Ces fameux gueux, on en retrouve pas mal dans notre faculté. Ce sont, pour certains, des paradoxes vivants. Inadaptés à la matière, incapables de saisir ses principes fondamentaux, incapables de faire preuve de connaissances, de culture générales, ils espèrent encore, sont présent à tous les cours, et tentent désespérément de réussir là où l’on s’y attend le moins.

Avoir une telle motivation lorsque l’on est immigré, méprisés par les français racistes, sans un rond et que l’on en veut à ce monde de riche qui n’accepte pas les plus démunis, là je veux bien, et j’apporte même mon soutient à ceux-là. Mais lorsque l’on est un gentil petit fils de famille bénéficiant d’un niveau de vie largement supérieur à celui de la « middle class », que l’on a toutes les chances du monde de bien gagner sa vie sans le mériter, à quoi bon s’acharner à subsister dans un milieu qui nous rejette ? L’envie de croire que, peu importe qui on est, avec un peu de volonté et de travail, on peut décrocher la lune. Encore une phrase toute faite pour berner la masse. J’aurais beau, avec mes résultats pathétiques et mon incompréhension des mathématiques, avoir toute la meilleure volonté du monde, jamais je n’aurais pu devenir astrophysicien. Fort heureusement, à l’inverse de ces imbéciles utopistes, je l’ai compris très tôt. Ainsi, on se rit de leurs ridicules espérances, tout en se gardant de leur exprimer notre point de vue. Un con de plus, c’est une personne de moins à qui il faudra mettre des bâtons dans les roues. Oui, il nous arrive d’avoir à abattre de potentiels rivaux, non sur le plan de la popularité (nous sommes invincibles), mais sur le plan des résultats. Les plus ésotériques de notre groupe tentent depuis maintenant quelques temps de comprendre les critères requis pour le passage d’une année à l’autre, et d’établir une analyse précise, décrivant les moyens les plus efficaces de valider ses années universitaires. Pour beaucoup d’entre nous, cela relève du mysticisme, du bon vouloir des chargés de TD, aigris par le niveau de notre génération, et enfin du goût du café des correcteurs de copies. Si l’on dit ça, c’est qu’il y a vraiment un problème. Le corps enseignant, mis à part quelques élus, parvenus à garder en mémoire le véritable enjeu de leur profession, a totalement oublié qu’au-delà des notes qu’ils donnent, ce sont des avenirs qu’ils distribuent. Nous sommes là, pour la plupart, avec l’idée de réussir notre vie, et pourquoi pas, d’entamer une carrière politico-juridique. Si leur café n’est pas bon, que les chargés de TD n’aiment pas tes formulation ni ta tête, et qu’ils décident d’agir comme d’irresponsables salauds le jour où ta copie est en haut de la pile à corriger, tu es mort.

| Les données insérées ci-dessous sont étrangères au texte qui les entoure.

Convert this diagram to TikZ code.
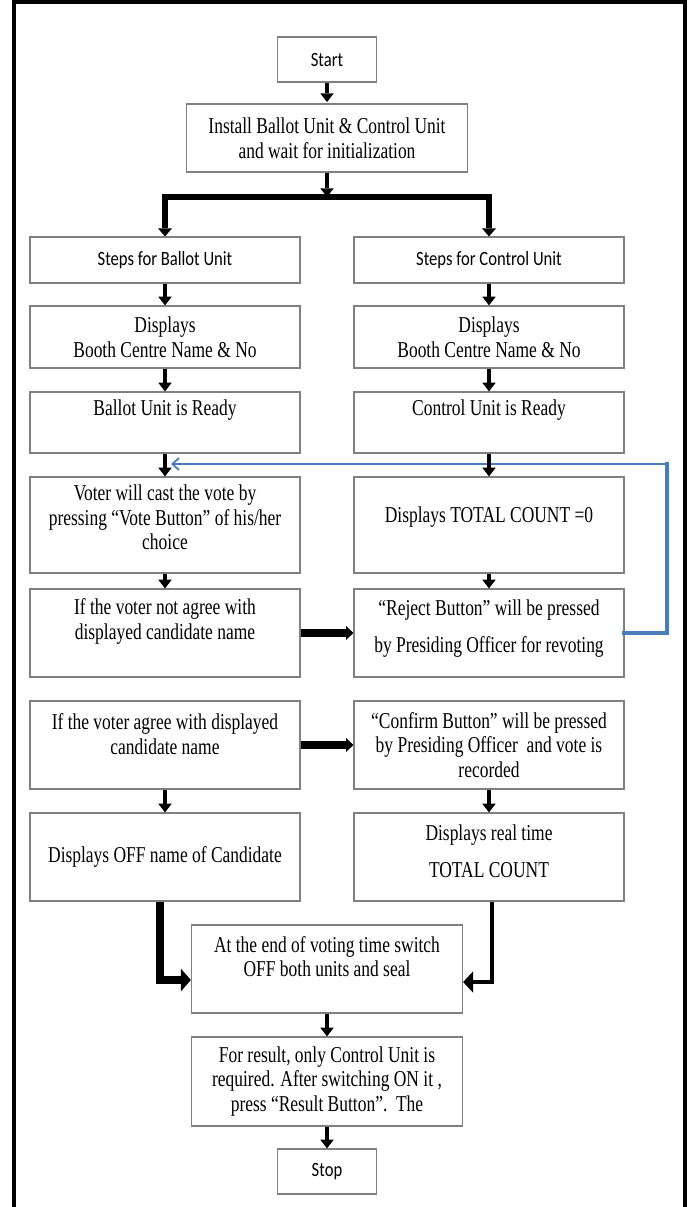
\documentclass[tikz,border=0pt]{standalone}
\usepackage{fontspec}
\setmainfont{Liberation Serif}[FakeStretch=0.77]
\newfontfamily\calfont{Carlito}[FakeStretch=0.82]
\usetikzlibrary{arrows.meta,calc}
\definecolor{boxgray}{RGB}{128,128,128}
\definecolor{loopblue}{RGB}{74,126,187}
\begin{document}
\begin{tikzpicture}[x=0.75pt,y=-0.75pt,
  sz/.style 2 args={minimum width=#1*0.75pt, minimum height=#2*0.75pt},
  box/.style={draw=boxgray, line width=0.9pt, fill=white, inner sep=0pt, align=center,
              font=\fontsize{17}{18.4}\selectfont},
  cbox/.style={box, font=\calfont\fontsize{15.2}{18}\selectfont},
  txt/.style={inner sep=0pt, align=center, font=\fontsize{17}{18.4}\selectfont},
  small/.style={line width=3.5pt, -{Triangle[width=10pt,length=6.5pt,line width=0pt]}},
  barline/.style={line width=4.5pt, line join=miter,
     {Triangle[width=10.5pt,length=6pt,line width=0pt]}-{Triangle[width=10.5pt,length=6pt,line width=0pt]}},
  harr/.style={line width=6.5pt, -{Triangle[width=10.5pt,length=5.5pt,line width=0pt]}},
  lleft/.style={line width=5.5pt, line join=miter, -{Triangle[width=17pt,length=7.5pt,line width=0pt]}},
  lright/.style={line width=3.6pt, line join=miter, -{Triangle[width=16pt,length=7.5pt,line width=0pt]}},
  loop/.style={draw=loopblue, line cap=rect}
]
\useasboundingbox (0,0) rectangle (692,1207);

% outer frame
\draw[line width=3.4pt, line join=miter] (14,1215) -- (14,2) -- (685,2) -- (685,1215);

% boxes
\node[cbox, sz={99}{45}] (start) at (327,59.5) {Start};
\node[box, sz={281}{68}] (install) at (327,138) {Install Ballot Unit \& Control Unit\\and wait for initialization};

\node[cbox, sz={270}{46}] (stepsB) at (165,260) {Steps for Ballot Unit};
\node[cbox, sz={270}{46}] (stepsC) at (489,260) {Steps for Control Unit};

\node[box, sz={270}{62}] (boothB) at (165,337) {Displays\\Booth Centre Name \& No};
\node[box, sz={270}{62}] (boothC) at (489,337) {Displays\\Booth Centre Name \& No};

\node[box, sz={270}{61}] (readyB) at (165,422.5) {};
\node[txt] (readyBt) at (165,410) {Ballot Unit is Ready};
\node[box, sz={270}{61}] (readyC) at (489,422.5) {};
\node[txt] (readyCt) at (489,410) {Control Unit is Ready};

\node[box, sz={270}{96}] (voter) at (165,525) {};
\node[txt] (votert) at (165,517.5) {Voter will cast the vote by\\pressing “Vote Button” of his/her\\choice};
\node[box, sz={270}{96}] (total0) at (489,525) {};
\node[txt] (total0t) at (489,517) {Displays TOTAL COUNT =0};

\node[box, sz={270}{88}] (notagree) at (165,633) {};
\node[txt] (notagreet) at (165,621.5) {If the voter not agree with\\displayed candidate name};
\node[box, sz={270}{88}] (reject) at (489,633) {};
\node[txt] (rejectt) at (489,628.5) {“Reject Button” will be pressed\\[9.3pt]by Presiding Officer for revoting};

\node[box, sz={270}{88}] (agree) at (165,745) {};
\node[txt] (agreet) at (165,734) {If the voter agree with displayed\\candidate name};
\node[box, sz={270}{88}] (confirm) at (489,745) {“Confirm Button” will be pressed\\by Presiding Officer\ \ and vote is\\recorded};

\node[box, sz={270}{88}] (off) at (165,857) {Displays OFF name of Candidate};
\node[box, sz={270}{88}] (realtime) at (489,857) {};
\node[txt] (realtimet) at (489,851.5) {Displays real time\\[9.3pt]TOTAL COUNT};

\node[box, sz={271}{88}] (endv) at (327,969) {};
\node[txt] (endvt) at (327,956.5) {At the end of voting time switch\\OFF both units and seal};

\node[box, sz={271}{89}] (result) at (327,1081.5) {For result, only Control Unit is\\required. After switching ON it ,\\press “Result Button”.\ \ The};

\node[cbox, sz={99}{45}] (stop) at (327,1171.5) {Stop};

% blue revote loop
\coordinate (loopTop) at (667,464);
\coordinate (loopEnd) at (171,464);
\draw[loop, line width=3.3pt] (reject.east) -- (reject.east -| loopTop);
\draw[loop, line width=2.3pt] (reject.east -| loopTop) -- (loopTop);
\draw[loop, line width=1.3pt, line cap=butt, -{Straight Barb[width=9pt,length=5pt]}] (loopTop) -- (loopEnd);

% top connectors
\coordinate (bar) at (327,197);
\draw[small, shorten >=1pt] (start) -- (install);
\draw[small] (install) -- (bar);
\draw[barline] (stepsB.north) |- (bar) -| (stepsC.north);

% columns
\draw[small] (stepsB) -- (boothB);
\draw[small] (stepsC) -- (boothC);
\draw[small] (boothB) -- (readyB);
\draw[small] (boothC) -- (readyC);
\draw[small] (readyB) -- (voter);
\draw[small] (readyC) -- (total0);
\draw[small] (voter) -- (notagree);
\draw[small] (total0) -- (reject);
\draw[small] (agree) -- (off);
\draw[small] (confirm) -- (realtime);

% horizontal arrows
\draw[harr] (notagree) -- (reject);
\draw[harr] (agree) -- (confirm);

% merge into end box
\draw[lleft] ([xshift=-3.75pt]off.south) |- ([yshift=-8.25pt]endv.west);
\draw[lright] ([xshift=2.25pt]realtime.south) |- ([yshift=-9.75pt]endv.east);

\draw[small] (endv) -- (result);
\draw[small] (result) -- (stop);
\end{tikzpicture}
\end{document}
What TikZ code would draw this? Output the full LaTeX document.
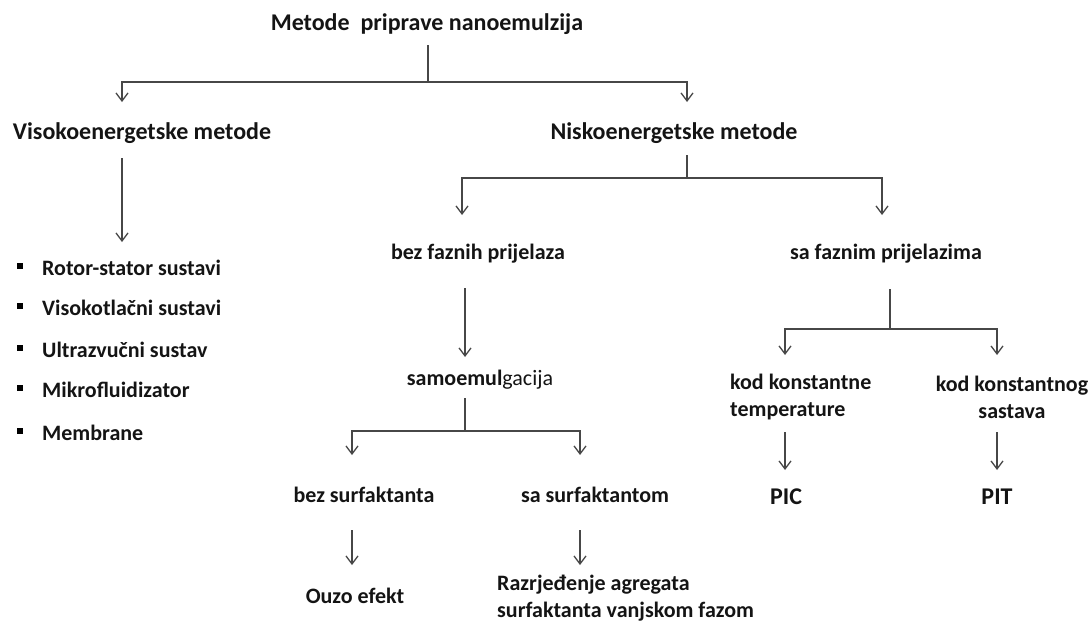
\documentclass[tikz,border=0pt]{standalone}
\usepackage{fontspec}
\setmainfont{Carlito}
\usetikzlibrary{arrows.meta}
\begin{document}
\begin{tikzpicture}[x=1pt,y=-1pt,
  lbl/.style={inner sep=0pt,font=\fontsize{22}{27}\selectfont\bfseries,text=black!92},
  hdr/.style={inner sep=0pt,font=\fontsize{24}{29}\selectfont\bfseries,text=black!92},
  ln/.style={draw=black!72,line width=1.3pt},
  arr/.style={ln,-{Straight Barb[length=8pt,width=12pt,line width=1.3pt]}},
  bsq/.style={fill=black,minimum size=5.5pt,inner sep=0pt}]
\useasboundingbox (0,0) rectangle (1091,622);
% nodes
\node[hdr] (title) at (427,24) {Metode~~priprave nanoemulzija};
\node[hdr] (viso) at (142,133) {Visokoenergetske metode};
\node[hdr] (nisko) at (674,133) {Niskoenergetske metode};
\foreach \y/\t [count=\i] in {268/Rotor-stator sustavi,308/Visokotlačni sustavi,350/Ultrazvučni sustav,390/Mikrofluidizator,433/Membrane}{
  \node[bsq] (bq\i) at (20,\y-2) {};
  \node[lbl,anchor=west] (b\i) at (42,\y) {\t};
}
\node[lbl] (bez) at (478,254) {bez faznih prijelaza};
\node[lbl] (sa) at (886,254) {sa faznim prijelazima};
\node[lbl] (samo) at (480,380) {samoemul\mdseries gacija};
\node[lbl] (bezs) at (364,495) {bez surfaktanta};
\node[lbl] (sas) at (595,495) {sa surfaktantom};
\node[lbl] (ouzo) at (355,596) {Ouzo efekt};
\node[lbl,anchor=west,align=left] (razr) at (497,598) {Razrjeđenje agregata\\surfaktanta vanjskom fazom};
\node[lbl,anchor=west,align=left] (kkt) at (730,397) {kod konstantne\\temperature};
\node[lbl,align=center] (kks) at (1012,397) {kod konstantnog\\sastava};
\node[hdr] (pic) at (786,497) {PIC};
\node[hdr] (pit) at (997,497) {PIT};
% connector points
\coordinate (t1) at (428,45); \coordinate (j1) at (428,82);
\coordinate (a1) at (122,102); \coordinate (a2) at (687,102);
\coordinate (v1) at (122,158); \coordinate (v2) at (122,242);
\coordinate (n1) at (687,155); \coordinate (j2) at (687,178);
\coordinate (a3) at (462,215); \coordinate (a4) at (882,215);
\coordinate (z1) at (465,288); \coordinate (z2) at (465,357);
\coordinate (s1) at (465,398); \coordinate (j3) at (465,431);
\coordinate (a5) at (352,455); \coordinate (a6) at (580,455);
\coordinate (c1) at (352,530); \coordinate (c2) at (352,565);
\coordinate (d1) at (580,530); \coordinate (d2) at (580,565);
\coordinate (f1) at (890,289); \coordinate (j4) at (890,329);
\coordinate (a7) at (785,355); \coordinate (a8) at (997,355);
\coordinate (g1) at (785,432); \coordinate (g2) at (785,470);
\coordinate (h1) at (997,432); \coordinate (h2) at (997,470);
% connectors
\draw[ln] (t1) -- (j1);
\draw[arr] (j1) -| (a1);
\draw[arr] (j1) -| (a2);
\draw[arr] (v1) -- (v2);
\draw[ln] (n1) -- (j2);
\draw[arr] (j2) -| (a3);
\draw[arr] (j2) -| (a4);
\draw[arr] (z1) -- (z2);
\draw[ln] (s1) -- (j3);
\draw[arr] (j3) -| (a5);
\draw[arr] (j3) -| (a6);
\draw[arr] (c1) -- (c2);
\draw[arr] (d1) -- (d2);
\draw[ln] (f1) -- (j4);
\draw[arr] (j4) -| (a7);
\draw[arr] (j4) -| (a8);
\draw[arr] (g1) -- (g2);
\draw[arr] (h1) -- (h2);
\end{tikzpicture}
\end{document}
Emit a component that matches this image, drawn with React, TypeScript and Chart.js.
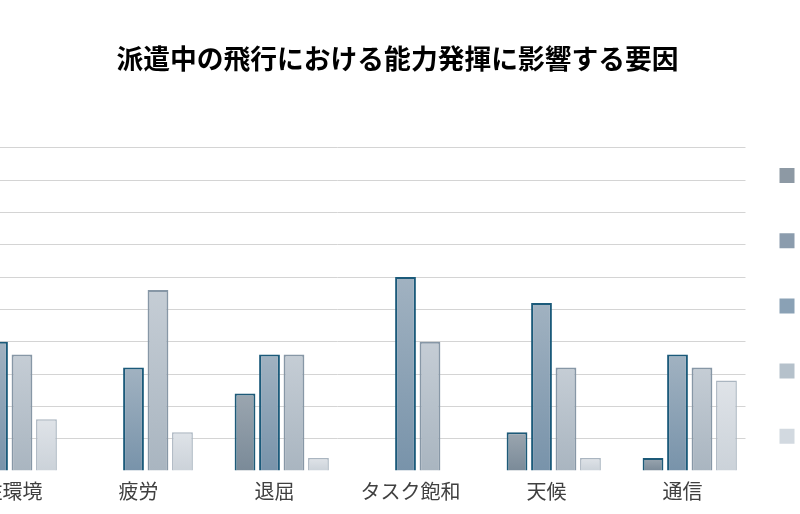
import React, { useEffect, useRef } from "react";
import { Chart, registerables } from "chart.js";

Chart.register(...registerables);

// ---- data ----
const categories = ["居住環境", "疲労", "退屈", "タスク飽和", "天候", "通信"];

const seriesLabels: string[][] = [
  ["能力発揮に非常に大きな", "影響があった"],
  ["能力発揮に大きな", "影響があった"],
  ["能力発揮にある程度の", "影響があった"],
  ["能力発揮にわずかな", "影響があった"],
  ["能力発揮への", "影響はなかった"],
];

// percentage of respondents
const levelVeryLarge = [0, 0, 0, 0, 0, 0];
const levelLarge = [8, 0, 24, 0, 12, 4];
const levelModerate = [40, 32, 36, 60, 52, 36];
const levelSlight = [36, 56, 36, 40, 32, 32];
const levelNone = [16, 12, 4, 0, 4, 28];

const yMin = 0;
const yMax = 100;
const yStep = 10;

const titleText = "派遣中の飛行における能力発揮に影響する要因";
const xTitleText = "要因";
const yTitleText = "回答者の割合（%）";

// ---- styles ----
const legendColors = ["#8d99a4", "#8b9cad", "#8aa1b5", "#b5c1cb", "#d2d9e0"];
const gradTop = ["#9aa5af", "#9ba6b0", "#a1b2c1", "#c5cdd5", "#dfe3e8"];
const gradBottom = ["#7e8c98", "#7a8a98", "#7893aa", "#a9b5c0", "#cbd2d9"];
const borderColors = ["#1d5a78", "#1d5a78", "#1b5a7a", "#8797a6", "#aab5c0"];
const borderWidths = [2, 2, 2, 2, 1.5];

const FONT = "'Noto Sans CJK JP', 'Noto Sans', sans-serif";

const CANVAS_W = 1097;
const CANVAS_H = 628;
const CANVAS_LEFT = -151;

function gradientFill(i: number) {
  return (ctx: any) => {
    const chart = ctx.chart;
    const yScale = chart.scales && chart.scales.y;
    if (ctx.type !== "data" || !yScale || !ctx.parsed) return gradTop[i];
    const v = ctx.parsed.y;
    const y0 = yScale.getPixelForValue(0);
    const y1 = yScale.getPixelForValue(v);
    if (!isFinite(y0) || !isFinite(y1) || Math.abs(y0 - y1) < 1) return gradTop[i];
    const g = chart.ctx.createLinearGradient(0, y1, 0, y0);
    g.addColorStop(0, gradTop[i]);
    g.addColorStop(1, gradBottom[i]);
    return g;
  };
}

export default function App() {
  const ref = useRef<HTMLCanvasElement | null>(null);

  useEffect(() => {
    if (!ref.current) return;
    Chart.defaults.font.family = FONT;
    const series = [levelVeryLarge, levelLarge, levelModerate, levelSlight, levelNone];
    const chart = new Chart(ref.current, {
      type: "bar",
      data: {
        labels: categories,
        datasets: series.map((d, i) => ({
          label: seriesLabels[i].join(""),
          data: d,
          backgroundColor: gradientFill(i),
          borderColor: borderColors[i],
          borderWidth: borderWidths[i],
          categoryPercentage: 0.9,
          barPercentage: 0.85,
          inflateAmount: 0,
        })),
      },
      options: {
        responsive: false,
        animation: false,
        devicePixelRatio: 1,
        layout: { padding: 0 },
        plugins: {
          title: {
            display: true,
            text: titleText,
            color: "#000000",
            font: { family: FONT, size: 26.75, weight: "bold" },
            padding: { top: 42.9, bottom: 72.7 },
          },
          legend: {
            display: true,
            position: "right",
            align: "center",
            maxWidth: 200.5,
            labels: {
              boxWidth: 15,
              boxHeight: 15,
              padding: 34,
              color: "#404040",
              font: { family: FONT, size: 13 },
              generateLabels: (c: any) => {
                const items = (Chart.defaults.plugins.legend.labels as any).generateLabels(c);
                return items.map((it: any, i: number) => ({
                  ...it,
                  text: seriesLabels[i],
                  fillStyle: legendColors[i],
                  strokeStyle: legendColors[i],
                  lineWidth: 0,
                  borderRadius: 0,
                }));
              },
            },
          },
          tooltip: { enabled: false },
        },
        scales: {
          x: {
            grid: { display: false },
            border: { display: false },
            ticks: {
              color: "#404040",
              font: { family: FONT, size: 20 },
              maxRotation: 0,
              autoSkip: false,
              padding: 0,
              labelOffset: 5,
            },
            title: {
              display: true,
              text: xTitleText,
              color: "#404040",
              font: { family: FONT, size: 20 },
              padding: { top: 60, bottom: 41 },
            },
          },
          y: {
            min: yMin,
            max: yMax,
            ticks: { stepSize: yStep, color: "#404040", font: { family: FONT, size: 20 } },
            grid: {
              color: (ctx: any) => (ctx.tick && ctx.tick.value === 0 ? "rgba(0,0,0,0)" : "#d4d4d4"),
              lineWidth: 1,
            },
            border: { display: false },
            title: {
              display: true,
              text: yTitleText,
              color: "#404040",
              font: { family: FONT, size: 18 },
            },
            afterFit: (scale: any) => {
              scale.width = 80.5;
            },
          },
        },
      },
    } as any);
    return () => chart.destroy();
  }, []);

  return (
    <div
      style={{
        position: "fixed",
        left: 0,
        top: 0,
        width: 800,
        height: 514,
        overflow: "hidden",
        background: "#ffffff",
      }}
    >
      <div style={{ position: "absolute", left: CANVAS_LEFT, top: 0, width: CANVAS_W, height: CANVAS_H }}>
        <canvas ref={ref} width={CANVAS_W} height={CANVAS_H} style={{ width: CANVAS_W, height: CANVAS_H, display: "block" }} />
      </div>
    </div>
  );
}
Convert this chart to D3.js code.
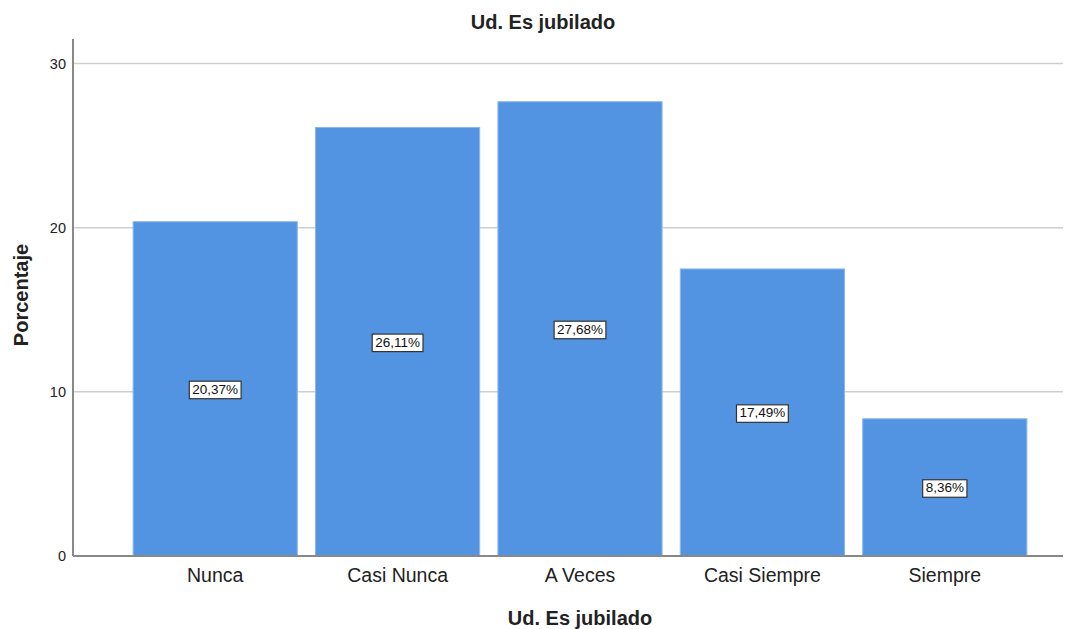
<!DOCTYPE html>
<html><head><meta charset="utf-8">
<script src="https://cdn.jsdelivr.net/npm/d3@7"></script>
<style>body{margin:0;background:#fff;}svg{display:block;font-family:Arial,"Liberation Sans",sans-serif;}</style>
</head><body>
<svg id="c" width="1075" height="629"></svg>
<script>
const categories = ["Nunca","Casi Nunca","A Veces","Casi Siempre","Siempre"];
const values = [20.37, 26.11, 27.68, 17.49, 8.36];
const labels = ["20,37%","26,11%","27,68%","17,49%","8,36%"];
const yTicks = [0,10,20,30];
const title = "Ud. Es jubilado";
const xTitle = "Ud. Es jubilado";
const yTitle = "Porcentaje";

const svg = d3.select("#c");
const x = d3.scaleBand().domain(categories).range([124,1036]).paddingInner(0.1).paddingOuter(0.05);
const y = d3.scaleLinear().domain([0,31.5]).range([556,39]);
const left = 73, right = 1063;

// grid
svg.append("g").selectAll("line").data(yTicks.filter(d=>d>0)).join("line")
  .attr("x1",left).attr("x2",right).attr("y1",d=>y(d)).attr("y2",d=>y(d))
  .attr("stroke","#cfcfcf").attr("stroke-width",1.5);

// bars
svg.append("g").selectAll("rect").data(values).join("rect")
  .attr("x",(d,i)=>x(categories[i])).attr("width",x.bandwidth())
  .attr("y",d=>y(d)).attr("height",d=>y(0)-y(d))
  .attr("fill","#5394e2").attr("stroke","#8ab6ec").attr("stroke-width",1);

// axes
const yAxis = svg.append("g").attr("transform",`translate(${left},0)`)
  .call(d3.axisLeft(y).tickValues(yTicks).tickSize(0).tickPadding(7));
yAxis.select(".domain").remove();
yAxis.selectAll("text").attr("font-size",14.5).attr("fill","#222").attr("font-family","Arial,'Liberation Sans',sans-serif");
svg.append("line").attr("x1",left).attr("x2",left).attr("y1",39).attr("y2",y(0)).attr("stroke","#888").attr("stroke-width",2);
svg.append("line").attr("x1",left).attr("x2",right).attr("y1",y(0)).attr("y2",y(0)).attr("stroke","#888").attr("stroke-width",2);

const xAxis = svg.append("g").attr("transform",`translate(0,${y(0)})`)
  .call(d3.axisBottom(x).tickSize(0).tickPadding(12));
xAxis.select(".domain").remove();
xAxis.selectAll("text").attr("font-size",19.5).attr("fill","#222").attr("font-family","Arial,'Liberation Sans',sans-serif");

// value labels
const lg = svg.append("g").selectAll("g").data(values).join("g")
  .attr("transform",(d,i)=>`translate(${x(categories[i])+x.bandwidth()/2},${y(d/2)})`);
lg.append("text").text((d,i)=>labels[i]).attr("text-anchor","middle").attr("dy","0.36em")
  .attr("font-size",13.5).attr("fill","#111");
lg.each(function(){
  const g = d3.select(this); const b = g.select("text").node().getBBox();
  g.insert("rect","text").attr("x",b.x-3).attr("y",b.y-0.5).attr("width",b.width+6).attr("height",b.height+2.5)
   .attr("fill","#fff").attr("stroke","#333").attr("stroke-width",1.2);
});

// titles
svg.append("text").attr("x",543).attr("y",29).attr("text-anchor","middle").attr("font-size",20).attr("font-weight","bold").attr("fill","#222").text(title);
svg.append("text").attr("x",580).attr("y",625).attr("text-anchor","middle").attr("font-size",20).attr("font-weight","bold").attr("fill","#222").text(xTitle);
svg.append("text").attr("transform","translate(28,295) rotate(-90)").attr("text-anchor","middle").attr("font-size",20).attr("font-weight","bold").attr("fill","#222").text(yTitle);
</script>
</body></html>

L’Homme aime établir des lois générales, légitimant le comportement de son environnement. On a su expliquer de nombreux phénomènes naturels, on a su expliquer les comportements humains, et on se plaît à penser que, si on se plante, c’est qu’on ne pouvait pas réussir. La fatalité est tellement rassurante, pour ceux capables d’avoir une image dégradante de leur personne. Or, dans le cas présent, la seule explication est que le snobisme du juriste, syndrome que l’on constate chaque jour de manière massive, les pousse à être de véritables ordures élitistes, et à créer des taux d’échec atteignant les 70% chaque année. Quel est l’intérêt d’enseigner une profession, si c’est pour la refuser à sept personnes sur dix ? Quoiqu’il en soit, nous savons désormais que l’admiration de plus grand que sois (comprenez des chargés de TD, hommes et femmes qui, pour la plupart, ont loupé leur examen pour passer maître de conférence ; les étudiants en doctorat sont beaucoup plus humbles…dans la plupart des cas), la flatterie gratuite, l’illusion de nombreuses heures de travail, l’absence d’intelligence, d’espièglerie et d’esprit critique sont les meilleurs moyens d’avoir une scolarité post-bac des plus stable, pour ensuite exercer un métier des plus stable et des plus chiant. Tel est la destinée des gueux parvenus à s’adapter, et tel est le terrible sort du destin auquel nous avons décidé de faire face, avec élégance, charisme, prétention et préciosité. L’étudiant pompeux dominera l’enseignement snobinard, car nous lui avons déclaré la guerre.